Conversations on Capitalism II: Narrating Capitalism – How have people attempted to make sense of capitalism by telling stories about it?
About this Event
One of the most challenging aspects about the study of capitalism is being able to get some critical distance from it; to see the forest for the trees. Understanding how people have attempted to make sense of capitalism by telling stories about it, has long been of interest to scholars, and in this talk, we will take part in an effort to understand the influence of narrative on our understandings of capitalist development.
Dr Will Norman, Reader in American Literature and Culture at the Centre for American Studies chairs a discussion with Dr Sue Currell (University of Sussex) and Dr Tim Jelfs (University of Groningen).

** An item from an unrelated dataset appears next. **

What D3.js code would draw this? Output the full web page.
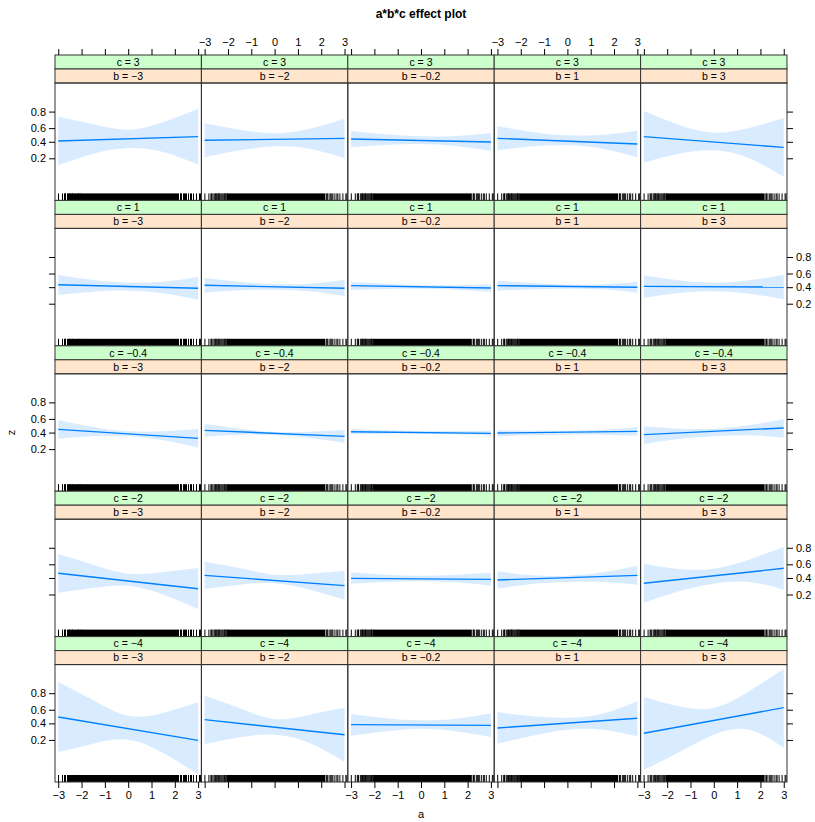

This event is open to the public and all are welcome to attend the discussion and a reception afterwards.
About the contributors
Sue Currell is Reader in American Literature at the University of Sussex. Her work looks at the ways in which ideas about modernity have entered into the experience of being American and the way identity is constructed and formulated. The author of several books, including The March of Spare Time: The Problem and Promise of Leisure in the Great Depression, she has most recently published a book on New Masses magazine.

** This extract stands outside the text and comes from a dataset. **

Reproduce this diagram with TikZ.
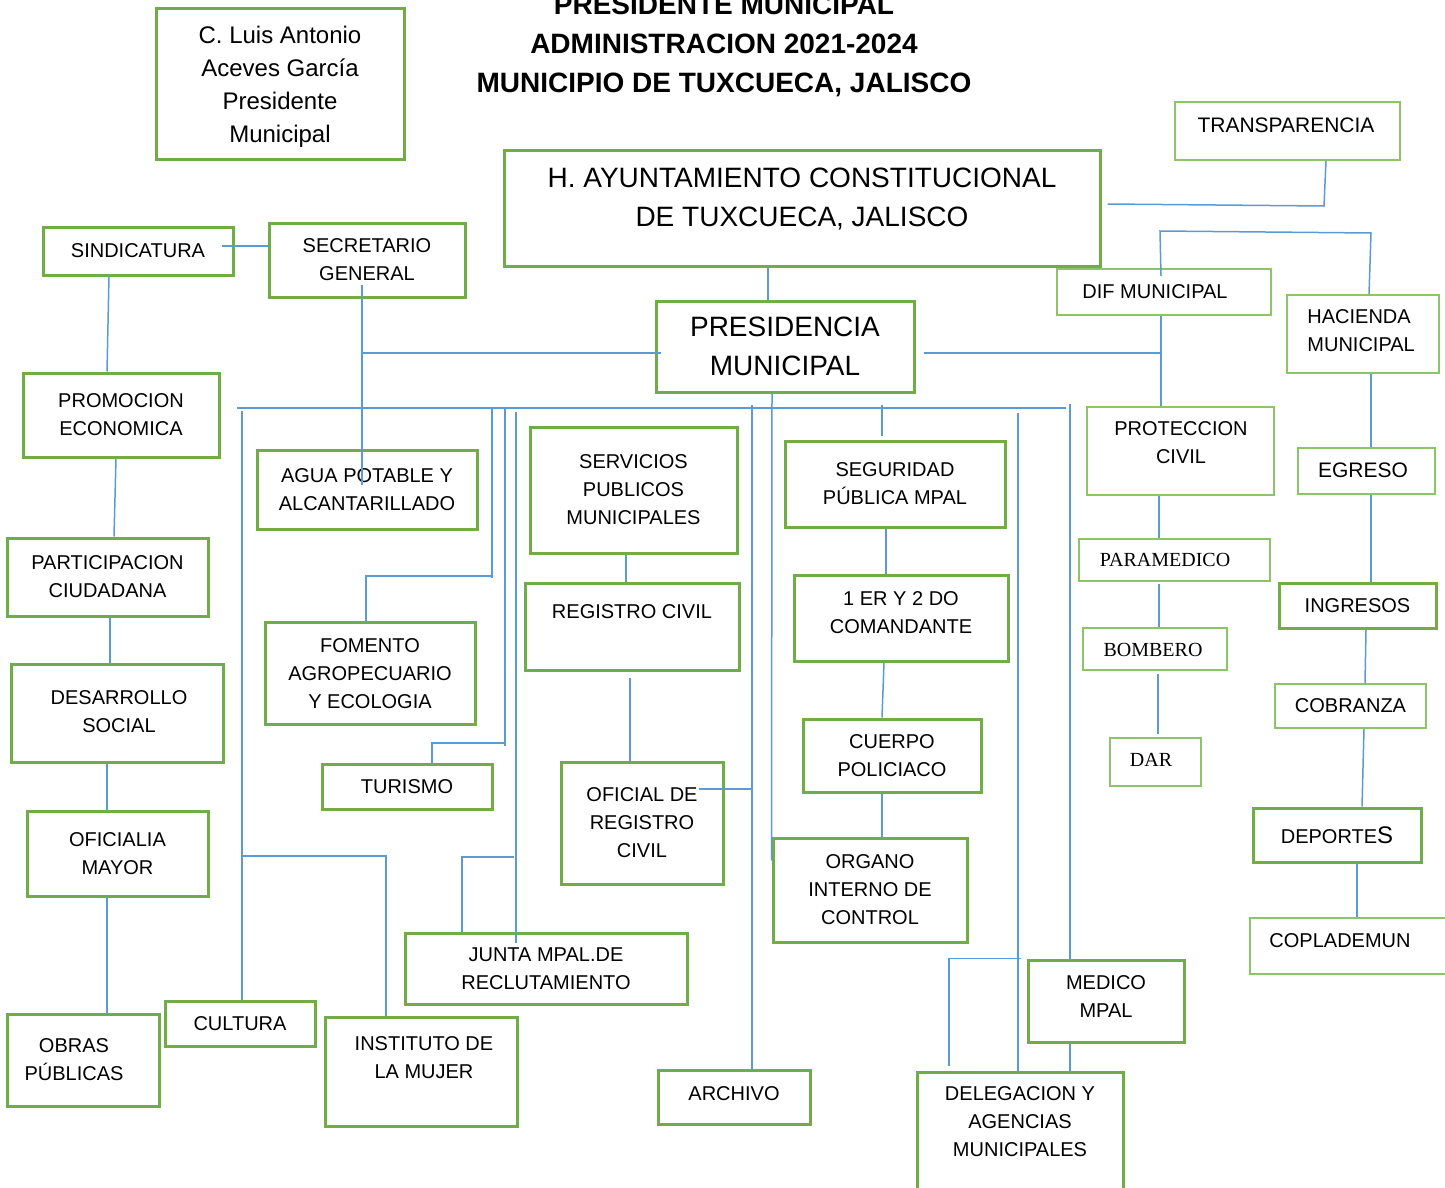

Tim Jelfs is Assistant Professor of American Studies at the University of Groningen. His research examines 20th and 21st century U.S. literature, culture, history and politics. His book The Argument About Things in the 1980s: Neoliberalism and the Remaking of American Culture was published in 2018.
About Conversations on Capitalism
World events and a teetering global economy have brought capitalism back into the centre of scholarly debate. Particularly in the history of the United States, the result has been a creative, searching study of the origins and development of a system that in a wider culture appears natural. Along with this work has come an equally vital debate about the problems of this new literature from all corners.
This year, the Centre for American Studies will create a platform for this debate: a series of open, informal talks that will form a year-long conversation with academics, students, staff and the wider public. The aim of these conversations will be to spark a broader debate not only about the new work in this field, but seek unique ways of thinking about and talking about capitalism in the twenty-first century.